The laws under ERISA (Employee Retirement Income Security Act of 1974) protect pension participants and their money by requiring companies that offer pensions to meet disclosure, funding and administrative standards.

There are two basic types of employer-sponsored pension plans to which these rules apply:

  1. Defined-contribution plans, in which the company – and possibly the employee – contribute a specified amount each year to the fund. When you retire, you get the money in a lump sum or via an annuity. But the amount you’ll get isn’t guaranteed, and it will increase only as much as the plan’s investments do. These plans include 401(k) and 403(b) plans, deferred profit-sharing and stock/ bonus plans.
  2. Defined-benefit plans, which use a formula that usually factors in your years of service and salary to determine the amount of your pension.

By law your employer is legally obligated to be certain there is enough cash on hand to pay your benefits when you retire. If your company can’t pay, the government will; defined?benefit plans are insured by the federal Pension Benefit Guaranty Corp. Defined-contribution plans do not have this feature, so in lieu of that protection, the law requires employers to give you three distinctly different choices for your 401(k) investments and let you have more say in where your retirement money is allocated.

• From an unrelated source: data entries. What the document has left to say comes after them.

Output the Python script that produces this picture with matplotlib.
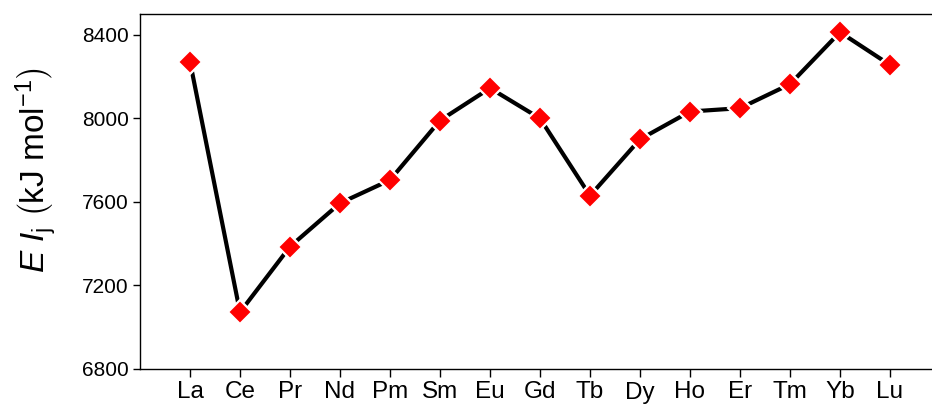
import numpy as np
import matplotlib.pyplot as plt

plt.rcParams['font.family'] = ['Liberation Sans', 'DejaVu Sans']
plt.rcParams['mathtext.fontset'] = 'custom'
plt.rcParams['mathtext.rm'] = 'Liberation Sans'
plt.rcParams['mathtext.it'] = 'Liberation Sans:italic'

elements = ['La', 'Ce', 'Pr', 'Nd', 'Pm', 'Sm', 'Eu', 'Gd',
            'Tb', 'Dy', 'Ho', 'Er', 'Tm', 'Yb', 'Lu']
energy = [8272, 7072, 7386, 7594, 7705, 7990, 8145, 8000,
          7630, 7900, 8033, 8049, 8164, 8413, 8256]
yticks = [6800, 7200, 7600, 8000, 8400]

x = np.arange(len(elements))

fig = plt.figure(figsize=(9.32, 4.04), dpi=100)
ax = fig.add_axes([140/932, 1 - 369/404, 1 - 140/932, (369 - 14)/404])

ax.plot(x, energy, color='black', lw=3, marker='D', ms=12,
        mfc='red', mec='white', mew=1.6)

ax.set_xlim(-1, 14.84)
ax.set_ylim(6800, 8500)
ax.set_xticks(x)
ax.set_xticklabels(elements, fontsize=17.5)
ax.set_yticks(yticks)
ax.tick_params(axis='y', labelsize=15, length=5, width=1, pad=3)
ax.tick_params(axis='x', length=6, width=1, pad=3)
ax.spines['right'].set_visible(False)
for s in ['left', 'bottom', 'top']:
    ax.spines[s].set_linewidth(1.0)

ax.set_ylabel(r'$E\ I_{\mathrm{j}}\ \left(\mathrm{kJ\ mol}^{-1}_{\ }\right)$', fontsize=24)
ax.yaxis.set_label_coords(-0.104, 0.56)

fig.savefig('out.png', dpi=100)
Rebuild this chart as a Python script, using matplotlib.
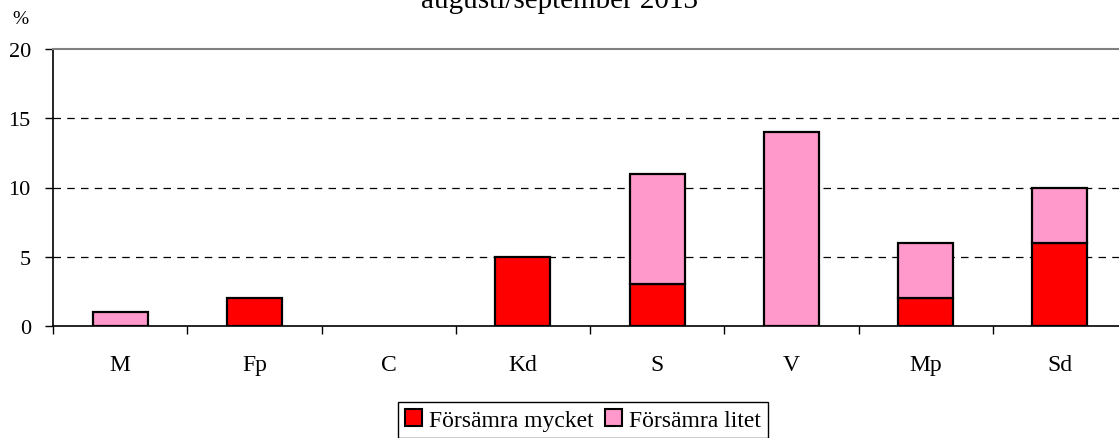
import numpy as np
import matplotlib.pyplot as plt
from matplotlib.patches import Patch

plt.rcParams['font.family'] = ['Liberation Serif', 'DejaVu Serif']

categories = ['M', 'Fp', 'C', 'Kd', 'S', 'V', 'Mp', 'Sd']
mycket = [0, 2, 0, 5, 3, 0, 2, 6]
litet = [1, 0, 0, 0, 8, 14, 4, 4]
labels = ['Försämra mycket', 'Försämra litet']
colors = ['#ff0000', '#ff99cc']

fig = plt.figure(figsize=(11.19, 4.39), dpi=100)
# plot area runs a little past the right edge of the picture
ax = fig.add_axes([53/1119, 1 - 327/439, (1127 - 53)/1119, (327 - 50)/439])

x = np.arange(len(categories))
w = 0.41
m = np.array(mycket, dtype=float)
l = np.array(litet, dtype=float)
# zero-height segments are not drawn
ax.bar(x, np.where(m > 0, m, np.nan), w, color=colors[0], edgecolor='black', linewidth=1.6, zorder=3)
ax.bar(x, np.where(l > 0, l, np.nan), w, bottom=m, color=colors[1], edgecolor='black', linewidth=1.6, zorder=3)

ax.set_xlim(-0.5, len(categories) - 0.5)
ax.set_ylim(0, 20)
ax.set_yticks([0, 5, 10, 15, 20])
ax.set_yticklabels(['0', '5', '10', '15', '20'], fontsize=16)
for yv in [5, 10, 15]:
    ax.axhline(yv, color='black', linestyle=(0, (6, 5)), linewidth=0.9, zorder=1)

ax.set_xticks(x)
ax.set_xticklabels(categories, fontsize=17)
ax.tick_params(axis='x', length=0, pad=20)
ax.set_xticks(np.arange(-0.5, len(categories)), minor=True)
ax.tick_params(axis='x', which='minor', length=6, direction='out', width=1)
ax.tick_params(axis='y', length=6, direction='out', width=1, pad=10)

ax.spines['right'].set_visible(False)
ax.spines['top'].set_color('gray')
ax.spines['top'].set_linewidth(1.5)
ax.spines['left'].set_linewidth(1.2)
ax.spines['bottom'].set_linewidth(1.2)

fig.text(0.5, 1 - 8/439, 'augusti/september 2013', ha='center', va='baseline', fontsize=21)
fig.text(20/1119, 1 - 20/439, '%', ha='center', va='center', fontsize=14)

handles = [Patch(facecolor=c, edgecolor='black', linewidth=1.5, label=t) for c, t in zip(colors, labels)]
fig.legend(handles=handles, loc='upper center', bbox_to_anchor=(583/1119, 1 - 403/439), ncol=2,
           fontsize=17, frameon=True, fancybox=False, edgecolor='black', framealpha=1,
           handlelength=0.7, handleheight=0.7, handletextpad=0.3, columnspacing=0.5,
           borderpad=0.3, borderaxespad=0)

fig.savefig('out.png', dpi=100)
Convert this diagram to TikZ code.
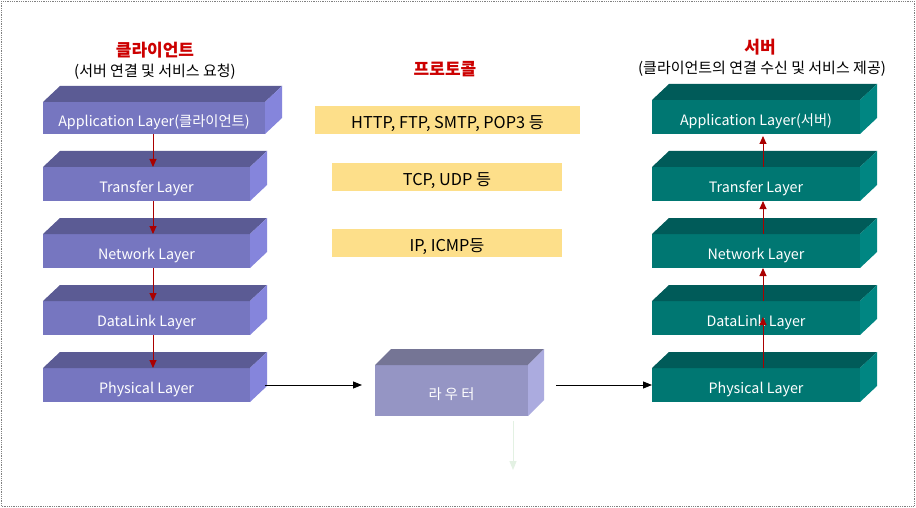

Becoming a Member of a Pension Plan
Federal law generally, and at a minimum, requires that if you’re 21 or older you can become a member of your employer’s plan and begin the process of vesting in it after one year of employment. Vesting is the process by which you build up the right to your pension benefits over time.

If you leave the company before being fully vested, you own any money you may have contributed to the plan, plus whatever it has earned. But you don’t completely own the accrued benefit created by the employer’s contributions until you’re 100% vested. If you leave the company when you’re only, say, 20% vested in the plan, then you get to take only 20% of the accrued benefit. Check your company’s vesting schedule to see how much you’re entitled to.

Companies can use one of two schedules for vesting:

  1. vesting of 100% after five years of service (cliff vesting), or
  2. gradual vesting that starts at 20% after three years of service and adds 20% for each of the next four years so that vesting is complete after seven years of employment with the company.

A multi-employer plan can use a ten-year cliff vesting schedule. Whatever kind of plan you have, it must provide for full vesting at the plan’s normal retirement age no matter how many years you’ve put in, or if the plan is shut down.

Each plan lays down rules defining your pension status when you have a break in service, that is: if you are unemployed for a period of fewer than 500 hours with the company due to a layoff or extended leave, or if you fail to work a full year, which ERISA defines as 1,000 hours of service.

ERISA protects employees who might miss extended periods because of pregnancy, birth or adoption of a child, or because of the need to care for a child following birth or adoption. In such cases, up to 501 hours of the leave must be counted as service if failing to count them would create a break in service.

Your company’s plan will define any disability benefit to which you’re entitled, possibly a retirement pension if you become disabled after a certain number of years of service.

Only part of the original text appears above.